#### Task:
Exactly as written, retype the listing below, omitting the pictures.

===== Provided material =====

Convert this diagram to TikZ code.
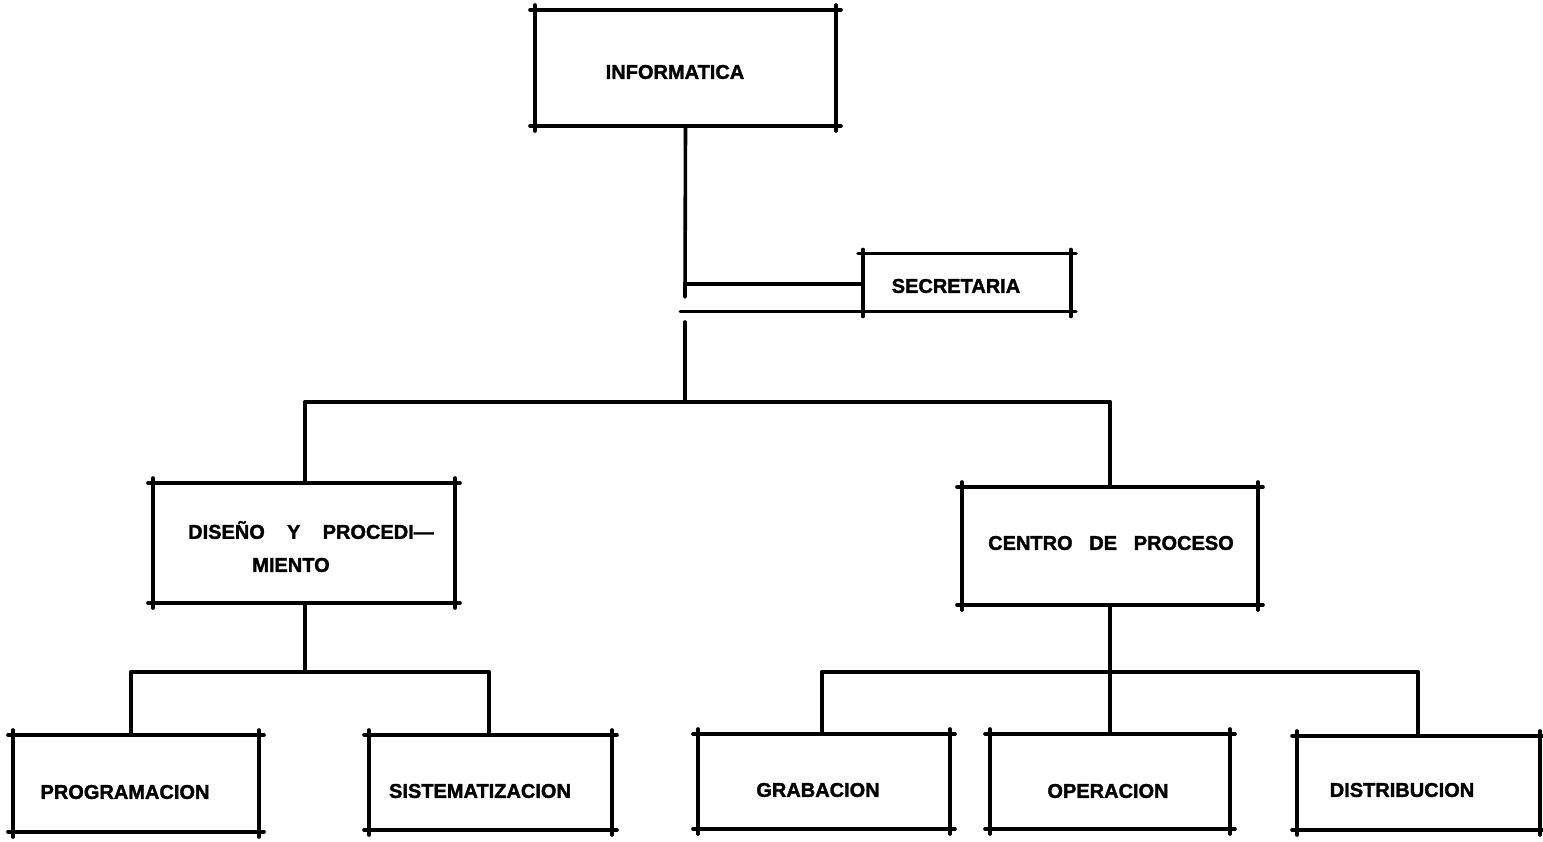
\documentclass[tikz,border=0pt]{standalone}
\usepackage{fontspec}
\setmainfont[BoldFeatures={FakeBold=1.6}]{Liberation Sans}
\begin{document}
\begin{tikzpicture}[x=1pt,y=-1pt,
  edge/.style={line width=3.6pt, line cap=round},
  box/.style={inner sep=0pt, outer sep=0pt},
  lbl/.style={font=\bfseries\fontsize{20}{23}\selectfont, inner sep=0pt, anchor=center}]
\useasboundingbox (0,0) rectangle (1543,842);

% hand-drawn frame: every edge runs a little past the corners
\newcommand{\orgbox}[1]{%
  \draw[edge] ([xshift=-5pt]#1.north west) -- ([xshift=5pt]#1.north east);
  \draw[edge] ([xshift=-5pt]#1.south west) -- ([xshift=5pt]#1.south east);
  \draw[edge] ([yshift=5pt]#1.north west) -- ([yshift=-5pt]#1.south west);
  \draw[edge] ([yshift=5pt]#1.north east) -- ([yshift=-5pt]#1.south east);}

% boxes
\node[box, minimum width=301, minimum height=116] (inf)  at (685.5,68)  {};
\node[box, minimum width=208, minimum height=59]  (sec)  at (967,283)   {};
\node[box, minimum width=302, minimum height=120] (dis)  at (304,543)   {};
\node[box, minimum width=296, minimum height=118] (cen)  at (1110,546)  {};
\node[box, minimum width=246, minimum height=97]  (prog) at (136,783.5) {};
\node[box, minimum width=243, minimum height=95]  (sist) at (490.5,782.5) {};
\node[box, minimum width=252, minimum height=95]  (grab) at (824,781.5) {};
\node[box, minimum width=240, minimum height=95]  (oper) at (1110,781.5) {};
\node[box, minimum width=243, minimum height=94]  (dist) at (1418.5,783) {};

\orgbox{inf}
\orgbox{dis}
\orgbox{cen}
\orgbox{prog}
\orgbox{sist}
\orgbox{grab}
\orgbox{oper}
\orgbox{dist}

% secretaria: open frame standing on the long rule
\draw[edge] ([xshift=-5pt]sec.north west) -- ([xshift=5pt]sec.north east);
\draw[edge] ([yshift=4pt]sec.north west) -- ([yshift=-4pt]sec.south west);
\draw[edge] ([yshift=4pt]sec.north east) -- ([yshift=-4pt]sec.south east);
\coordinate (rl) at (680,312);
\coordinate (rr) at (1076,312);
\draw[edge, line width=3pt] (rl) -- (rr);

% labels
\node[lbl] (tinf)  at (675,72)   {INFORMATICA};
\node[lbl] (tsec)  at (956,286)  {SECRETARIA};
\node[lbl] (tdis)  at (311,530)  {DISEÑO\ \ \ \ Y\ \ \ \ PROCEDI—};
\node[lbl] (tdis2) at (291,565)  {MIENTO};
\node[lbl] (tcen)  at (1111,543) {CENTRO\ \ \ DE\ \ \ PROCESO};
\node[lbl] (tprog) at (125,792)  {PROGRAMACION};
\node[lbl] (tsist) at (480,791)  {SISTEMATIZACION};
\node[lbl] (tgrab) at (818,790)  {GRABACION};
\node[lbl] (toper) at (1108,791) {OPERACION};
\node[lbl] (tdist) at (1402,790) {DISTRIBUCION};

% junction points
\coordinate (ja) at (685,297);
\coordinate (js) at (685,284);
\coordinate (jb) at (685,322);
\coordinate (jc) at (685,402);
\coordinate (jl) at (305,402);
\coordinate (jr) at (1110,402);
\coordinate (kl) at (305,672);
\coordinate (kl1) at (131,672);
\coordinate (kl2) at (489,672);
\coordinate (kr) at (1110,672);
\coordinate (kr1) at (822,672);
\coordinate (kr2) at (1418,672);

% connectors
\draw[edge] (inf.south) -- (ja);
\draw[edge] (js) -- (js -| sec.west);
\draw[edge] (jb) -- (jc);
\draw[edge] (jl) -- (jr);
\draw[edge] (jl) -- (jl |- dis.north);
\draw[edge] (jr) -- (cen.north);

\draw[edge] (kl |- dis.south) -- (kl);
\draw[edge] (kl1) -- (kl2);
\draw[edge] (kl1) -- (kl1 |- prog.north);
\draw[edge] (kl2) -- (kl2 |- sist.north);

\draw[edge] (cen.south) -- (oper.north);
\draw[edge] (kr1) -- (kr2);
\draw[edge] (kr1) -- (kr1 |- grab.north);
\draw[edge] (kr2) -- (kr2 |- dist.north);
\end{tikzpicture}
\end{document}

=====

#### Answer in full:
Convert this diagram to TikZ code.
\documentclass[tikz,border=0pt]{standalone}
\usepackage{fontspec}
\setmainfont[BoldFeatures={FakeBold=1.6}]{Liberation Sans}
\begin{document}
\begin{tikzpicture}[x=1pt,y=-1pt,
  edge/.style={line width=3.6pt, line cap=round},
  box/.style={inner sep=0pt, outer sep=0pt},
  lbl/.style={font=\bfseries\fontsize{20}{23}\selectfont, inner sep=0pt, anchor=center}]
\useasboundingbox (0,0) rectangle (1543,842);

% hand-drawn frame: every edge runs a little past the corners
\newcommand{\orgbox}[1]{%
  \draw[edge] ([xshift=-5pt]#1.north west) -- ([xshift=5pt]#1.north east);
  \draw[edge] ([xshift=-5pt]#1.south west) -- ([xshift=5pt]#1.south east);
  \draw[edge] ([yshift=5pt]#1.north west) -- ([yshift=-5pt]#1.south west);
  \draw[edge] ([yshift=5pt]#1.north east) -- ([yshift=-5pt]#1.south east);}

% boxes
\node[box, minimum width=301, minimum height=116] (inf)  at (685.5,68)  {};
\node[box, minimum width=208, minimum height=59]  (sec)  at (967,283)   {};
\node[box, minimum width=302, minimum height=120] (dis)  at (304,543)   {};
\node[box, minimum width=296, minimum height=118] (cen)  at (1110,546)  {};
\node[box, minimum width=246, minimum height=97]  (prog) at (136,783.5) {};
\node[box, minimum width=243, minimum height=95]  (sist) at (490.5,782.5) {};
\node[box, minimum width=252, minimum height=95]  (grab) at (824,781.5) {};
\node[box, minimum width=240, minimum height=95]  (oper) at (1110,781.5) {};
\node[box, minimum width=243, minimum height=94]  (dist) at (1418.5,783) {};

\orgbox{inf}
\orgbox{dis}
\orgbox{cen}
\orgbox{prog}
\orgbox{sist}
\orgbox{grab}
\orgbox{oper}
\orgbox{dist}

% secretaria: open frame standing on the long rule
\draw[edge] ([xshift=-5pt]sec.north west) -- ([xshift=5pt]sec.north east);
\draw[edge] ([yshift=4pt]sec.north west) -- ([yshift=-4pt]sec.south west);
\draw[edge] ([yshift=4pt]sec.north east) -- ([yshift=-4pt]sec.south east);
\coordinate (rl) at (680,312);
\coordinate (rr) at (1076,312);
\draw[edge, line width=3pt] (rl) -- (rr);

% labels
\node[lbl] (tinf)  at (675,72)   {INFORMATICA};
\node[lbl] (tsec)  at (956,286)  {SECRETARIA};
\node[lbl] (tdis)  at (311,530)  {DISEÑO\ \ \ \ Y\ \ \ \ PROCEDI—};
\node[lbl] (tdis2) at (291,565)  {MIENTO};
\node[lbl] (tcen)  at (1111,543) {CENTRO\ \ \ DE\ \ \ PROCESO};
\node[lbl] (tprog) at (125,792)  {PROGRAMACION};
\node[lbl] (tsist) at (480,791)  {SISTEMATIZACION};
\node[lbl] (tgrab) at (818,790)  {GRABACION};
\node[lbl] (toper) at (1108,791) {OPERACION};
\node[lbl] (tdist) at (1402,790) {DISTRIBUCION};

% junction points
\coordinate (ja) at (685,297);
\coordinate (js) at (685,284);
\coordinate (jb) at (685,322);
\coordinate (jc) at (685,402);
\coordinate (jl) at (305,402);
\coordinate (jr) at (1110,402);
\coordinate (kl) at (305,672);
\coordinate (kl1) at (131,672);
\coordinate (kl2) at (489,672);
\coordinate (kr) at (1110,672);
\coordinate (kr1) at (822,672);
\coordinate (kr2) at (1418,672);

% connectors
\draw[edge] (inf.south) -- (ja);
\draw[edge] (js) -- (js -| sec.west);
\draw[edge] (jb) -- (jc);
\draw[edge] (jl) -- (jr);
\draw[edge] (jl) -- (jl |- dis.north);
\draw[edge] (jr) -- (cen.north);

\draw[edge] (kl |- dis.south) -- (kl);
\draw[edge] (kl1) -- (kl2);
\draw[edge] (kl1) -- (kl1 |- prog.north);
\draw[edge] (kl2) -- (kl2 |- sist.north);

\draw[edge] (cen.south) -- (oper.north);
\draw[edge] (kr1) -- (kr2);
\draw[edge] (kr1) -- (kr1 |- grab.north);
\draw[edge] (kr2) -- (kr2 |- dist.north);
\end{tikzpicture}
\end{document}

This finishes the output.